Refugee Admissions Still Slumping Under Biden

A group of migrant families from Central America walk alongside the border wall between the U.S. and Mexico in January 2023. (Photo by Salwan Georges/The Washington Post via Getty Images)

Dauda Sesay watched in horror 30 years ago as armed rebels in Sierra Leone’s brutal civil war overran his hometown, rounded up five of his friends, and amputated their hands. His hand was under the blade next when his father ran in to plead for the boys’ lives, but the rebels killed him instead. Sesay escaped with a gunshot wound in his left leg and an injured right hand.

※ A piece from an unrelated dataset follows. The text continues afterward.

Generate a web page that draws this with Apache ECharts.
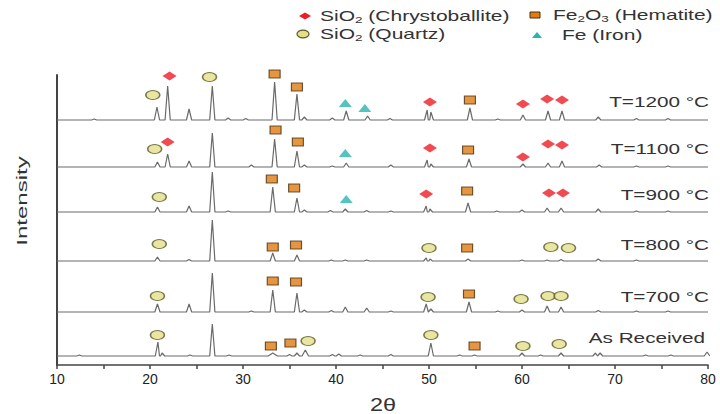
<!DOCTYPE html>
<html>
<head>
<meta charset="utf-8">
<script src="https://cdn.jsdelivr.net/npm/echarts@6/dist/echarts.min.js"></script>
<style>
  html, body { margin: 0; padding: 0; background: #fff; }
  #chart { width: 720px; height: 414px; }
</style>
</head>
<body>
<div id="chart"></div>
<script>
// samples, bottom to top, and the vertical offset of each trace
const samples = ['As Received', 'T=700 °C', 'T=800 °C', 'T=900 °C', 'T=1100 °C', 'T=1200 °C'];
const offsets = [9, 53, 104, 153, 198, 245];

// peaks: [2θ, height above the trace baseline, half width]
const peaksAR = [[12.4, 1], [20.85, 14], [21.3, 3], [24.3, 1], [26.7, 32], [28.5, 1], [33.2, 3, 0.5], [35.0, 1.5], [35.8, 3],
  [36.7, 6, 0.35], [39.6, 1.5], [40.3, 2], [42.6, 1], [45.9, 1.5], [50.2, 13], [53.3, 1], [54.9, 1],
  [60.0, 3], [62.0, 1], [64.2, 3], [67.9, 3], [68.4, 3], [73.3, 1], [76.0, 1], [79.9, 4, 0.3]];
const peaks700 = [[20.8, 8], [24.2, 8], [26.7, 39], [30.9, 1], [33.2, 22], [35.8, 19], [36.6, 2], [39.5, 1.5], [41.0, 5],
  [43.3, 4], [45.9, 1], [49.7, 8], [50.2, 3], [54.3, 10], [57.4, 1], [60.0, 2], [62.7, 6], [64.2, 5],
  [68.2, 1.5], [72.3, 1], [75.7, 1]];
const peaks800 = [[20.8, 4], [24.2, 1.5], [26.7, 41], [33.2, 8], [35.8, 6], [39.5, 1], [41.0, 1], [43.3, 1],
  [49.7, 3], [50.1, 2], [54.2, 2], [60.0, 1], [62.7, 1], [64.2, 1.5], [68.2, 2], [72.3, 1]];
const peaks900 = [[20.8, 5], [24.2, 6], [26.7, 40], [28.4, 1], [33.2, 25], [35.8, 14], [36.6, 2], [39.4, 1.5], [41.0, 3],
  [43.3, 1.5], [45.9, 1], [49.7, 6], [50.1, 3], [54.2, 9], [57.3, 1], [60.0, 2], [62.7, 4], [64.2, 4],
  [68.2, 3], [72.3, 1], [75.7, 1]];
const peaks1100 = [[20.8, 5], [21.9, 13], [24.2, 6], [26.7, 34], [30.9, 2], [33.4, 28], [35.8, 16], [36.6, 2],
  [39.6, 1], [41.1, 4], [45.9, 2], [49.8, 7], [50.2, 3], [54.3, 8], [60.1, 3], [62.8, 4], [64.3, 6],
  [68.3, 2], [72.3, 1], [75.7, 1]];
const peaks1200 = [[14.0, 1], [20.75, 13], [21.9, 34], [24.2, 11], [26.7, 34], [28.4, 2], [30.3, 1.5], [33.4, 38],
  [35.8, 26], [36.6, 3], [39.6, 2], [41.1, 9], [43.4, 4], [45.8, 1.5], [49.8, 10], [50.2, 8], [54.4, 12],
  [57.4, 1], [60.1, 5], [62.8, 9], [64.3, 9], [68.2, 3], [72.3, 1.5], [75.7, 1.5]];
const peakSets = [peaksAR, peaks700, peaks800, peaks900, peaks1100, peaks1200];

// phase markers: [2θ, height on the stacked intensity axis]
const cristobaliteMarks = [[22.1, 289], [50.1, 263], [60.1, 261], [62.7, 266], [64.3, 265],
  [21.9, 223], [50.1, 217], [60.1, 208], [62.8, 221], [64.3, 220],
  [49.7, 171], [62.9, 172], [64.4, 172]];
const quartzMarks = [[20.3, 270], [26.4, 288], [20.5, 216], [21.0, 168],
  [21.0, 121], [50.0, 117], [63.1, 118], [65.0, 117],
  [20.8, 69], [49.9, 68], [59.9, 66], [62.8, 69], [64.2, 69],
  [20.8, 30], [37.0, 24], [50.2, 30], [60.1, 19], [64.0, 21]];
const hematiteMarks = [[33.4, 291], [35.8, 278], [54.4, 265], [33.5, 235], [35.9, 223], [54.2, 215],
  [33.1, 186], [35.5, 177], [54.1, 174], [33.2, 118], [35.7, 120], [54.1, 117],
  [33.2, 84], [35.7, 83], [54.3, 71], [33.0, 19], [35.1, 22], [54.9, 19]];
const ironMarks = [[41.0, 262], [43.1, 257], [41.0, 212], [41.1, 166]];

const xTicks = [10, 20, 30, 40, 50, 60, 70, 80];

// build a polyline from the peak list
function trace(peaks, base) {
  const pts = [[xTicks[0], base]];
  peaks.forEach(function (p) {
    const w = p[2] || 0.28;
    pts.push([p[0] - w, base], [p[0], base + p[1]], [p[0] + w, base]);
  });
  const last = peaks[peaks.length - 1];
  if (last[0] < 79.5) pts.push([xTicks[xTicks.length - 1], base]);
  return pts.sort(function (a, b) { return a[0] - b[0]; });
}

const chart = echarts.init(document.getElementById('chart'), null, { renderer: 'svg' });

const lineSeries = samples.map(function (name, i) {
  return {
    name: name,
    type: 'line',
    data: trace(peakSets[i], offsets[i]),
    symbol: 'none',
    lineStyle: { color: '#6a6a6a', width: 1.2 },
    z: 2
  };
});

const markStyle = {
  cristobalite: { symbol: 'diamond', symbolSize: [14, 9], itemStyle: { color: '#ee1d25' } },
  quartz: { symbol: 'circle', symbolSize: [14, 9], itemStyle: { color: '#e3e08a', borderColor: '#5a5a2a', borderWidth: 1.2 } },
  hematite: { symbol: 'rect', symbolSize: [11, 8], itemStyle: { color: '#e07c12', borderColor: '#4a3010', borderWidth: 1 } },
  iron: { symbol: 'triangle', symbolSize: [13, 8], itemStyle: { color: '#2ab4b0' } }
};

function marks(name, data, st) {
  return Object.assign({ name: name, type: 'scatter', data: data, clip: false, z: 4 }, st);
}

const txt = { fontFamily: 'Liberation Sans, Arial, sans-serif', fill: '#333' };
const rich = { s: { fontSize: 9, fontFamily: 'Liberation Sans, Arial, sans-serif', fill: '#333', verticalAlign: 'bottom', padding: [7, 0, 0, 0] } };

const labelTops = [338, 297, 245.5, 195.5, 149.5, 102];
const labelGraphics = samples.map(function (name, i) {
  return {
    type: 'text', x: i === 0 ? 705 : 709, y: labelTops[i], scaleX: 1.48,
    style: Object.assign({ text: name, fontSize: 14, align: 'right', verticalAlign: 'middle', textAlign: 'right', textVerticalAlign: 'middle' }, txt)
  };
});

function legendText(x, y, text) {
  return {
    type: 'text', x: x, y: y, scaleX: 1.5,
    style: Object.assign({ text: text, fontSize: 14, rich: rich, align: 'left', verticalAlign: 'middle', textAlign: 'left', textVerticalAlign: 'middle' }, txt)
  };
}

const option = {
  animation: false,
  grid: { left: 57, right: 12, top: 75, bottom: 49, containLabel: false },
  xAxis: {
    type: 'value', min: 10, max: 80, interval: 10,
    axisLine: { onZero: false, lineStyle: { color: '#444', width: 1.5 } },
    axisTick: { length: 4, lineStyle: { color: '#444', width: 1.5 } },
    minorTick: { show: true, splitNumber: 2, length: 4, lineStyle: { color: '#444', width: 1.5 } },
    axisLabel: { fontSize: 14, color: '#222', margin: 7, fontFamily: 'Liberation Sans, Arial, sans-serif' },
    splitLine: { show: false }
  },
  yAxis: {
    type: 'value', min: 0, max: 290,
    axisLine: { show: true, onZero: false, lineStyle: { color: '#444', width: 2 } },
    axisTick: { show: false },
    axisLabel: { show: false },
    splitLine: { show: false }
  },
  series: lineSeries.concat([
    marks('SiO2 (Chrystoballite)', cristobaliteMarks, markStyle.cristobalite),
    marks('SiO2 (Quartz)', quartzMarks, markStyle.quartz),
    marks('Fe2O3 (Hematite)', hematiteMarks, markStyle.hematite),
    marks('Fe (Iron)', ironMarks, markStyle.iron)
  ]),
  graphic: labelGraphics.concat([
    // axis names
    { type: 'text', x: 22, y: 201, rotation: Math.PI / 2, scaleX: 1.6,
      style: Object.assign({ text: 'Intensity', fontSize: 15, align: 'center', verticalAlign: 'middle', textAlign: 'center', textVerticalAlign: 'middle' }, txt) },
    { type: 'text', x: 383, y: 405, scaleX: 1.3,
      style: Object.assign({ text: '2θ', fontSize: 18, align: 'center', verticalAlign: 'middle', textAlign: 'center', textVerticalAlign: 'middle' }, txt) },
    // legend
    { type: 'polygon', shape: { points: [[299, 16], [305, 12.5], [311, 16], [305, 19.5]] }, style: { fill: '#ee1d25' } },
    { type: 'ellipse', shape: { cx: 303, cy: 34, rx: 6, ry: 3.8 }, style: { fill: '#e3e08a', stroke: '#5a5a2a', lineWidth: 1.2 } },
    { type: 'rect', shape: { x: 530, y: 12, width: 10, height: 6 }, style: { fill: '#e07c12', stroke: '#4a3010', lineWidth: 1 } },
    { type: 'polygon', shape: { points: [[532, 38], [537, 32], [542, 38]] }, style: { fill: '#2ab4b0' } },
    legendText(320, 16, 'SiO{s|2} (Chrystoballite)'),
    legendText(320, 34, 'SiO{s|2} (Quartz)'),
    legendText(553, 15, 'Fe{s|2}O{s|3} (Hematite)'),
    legendText(562, 35, 'Fe (Iron)')
  ])
};

chart.setOption(option);
</script>
</body>
</html>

He spent 10 years in a Gambian refugee camp before coming to the United States as a refugee, becoming a citizen, founding the Louisiana Organization for Refugees and Immigrants, and serving on the board of the advocacy group Refugee Congress.

“I would have preferred to stay or remain in my homeland,” Sesay told a panel of senators meeting Wednesday to examine the current state of the U.S. refugee program. “I had no other choice but to leave. The refugee program was my only hope.”

Refugee advocates like Sesay are asking the Biden administration to do more to rebuild the United States’ languishing refugee program. Despite Biden’s promises to the contrary, admissions have remained low and infrastructure necessary to boost refugee admissions has eroded.